Фадеев произнес длинную, подбадривающую, невнятную речь (прерываемую его неожиданно высоким, неприятным смехом), из которой следовало, что еще не все потеряно и, даже если кое-что все-таки потеряно, ленинградские писатели в основном все же стараются исправить допущенные ошибки.
Писатели отмалчивались - будущее было неясно. Что-то сказал, кажется, только Михаил Козаков. В заключение слово было предоставлено Беспамятнову, и вот тут-то он и произнес, оправдываясь, свою бессмертную фразу:
"Ведь я же был все равно что гвоздь, вставленный в часовой механизм!.."

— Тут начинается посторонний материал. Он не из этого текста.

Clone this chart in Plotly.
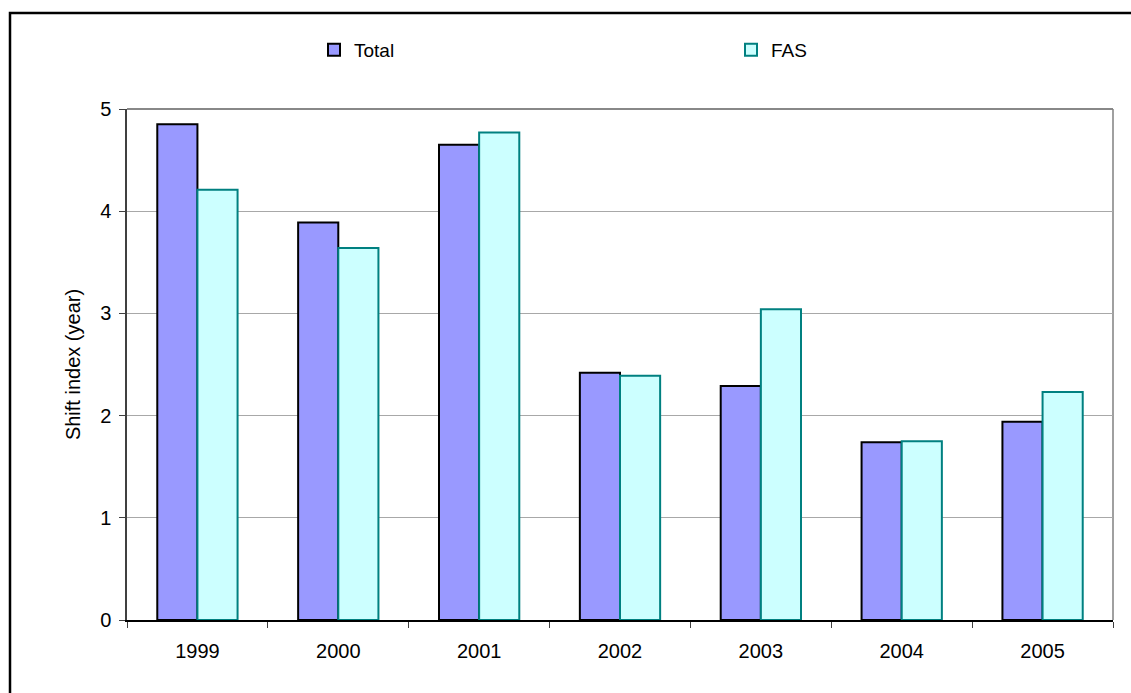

Но оставим эту сцену, прикончившую нашего оргсекретаря, и вернемся к тому времени, когда он был еще на руководящей работе.
Через два-три дня после исчезновения Добычина группа писателей - помню ясно, что кроме меня были Н.Чуковский, М.Козаков, Е.Шварц, - поехала в секретариат - требовать, чтобы Союз писателей принял участие в судьбе Леонида Ивановича или по меньшей мере выяснил, где он и что с ним. Беспамятнов выслушал нас и промолчал, а когда критик А.Горелов (член секретариата) хотел что-то сказать, в угрожающем и предупреждающем тоне оборвал его:
- Анатолий!
Потом он стал неопределенно уверять нас, что ничего, в сущности, не случилось. Есть все основания предполагать, что Добычин уехал.
- Куда?
Это еще неизвестно, выясняется, но его видели третьего дня. По-видимому, в Лугу. У него там друзья, и он, по-видимому, решил у них остаться и отдохнуть. Беспамятнов, без сомнения, лгал - или, что называется, "темнил". Возможно, что именно в эти минуты ему пришла в голову мысль о гвозде, вставленном в часовой механизм. Партия приказала ему сохранять спокойствие, и он его сохранял. Но в наших взволнованных речах слышался, хотя и законспирированный, вопрос: "За что вы его убили?"
И, догадываясь, что в нашем лице почти все ленинградские писатели требуют от него ответа на этот вопрос, он, по-видимому, пришел к убеждению, что без второго, успокоительного, собрания не обойтись.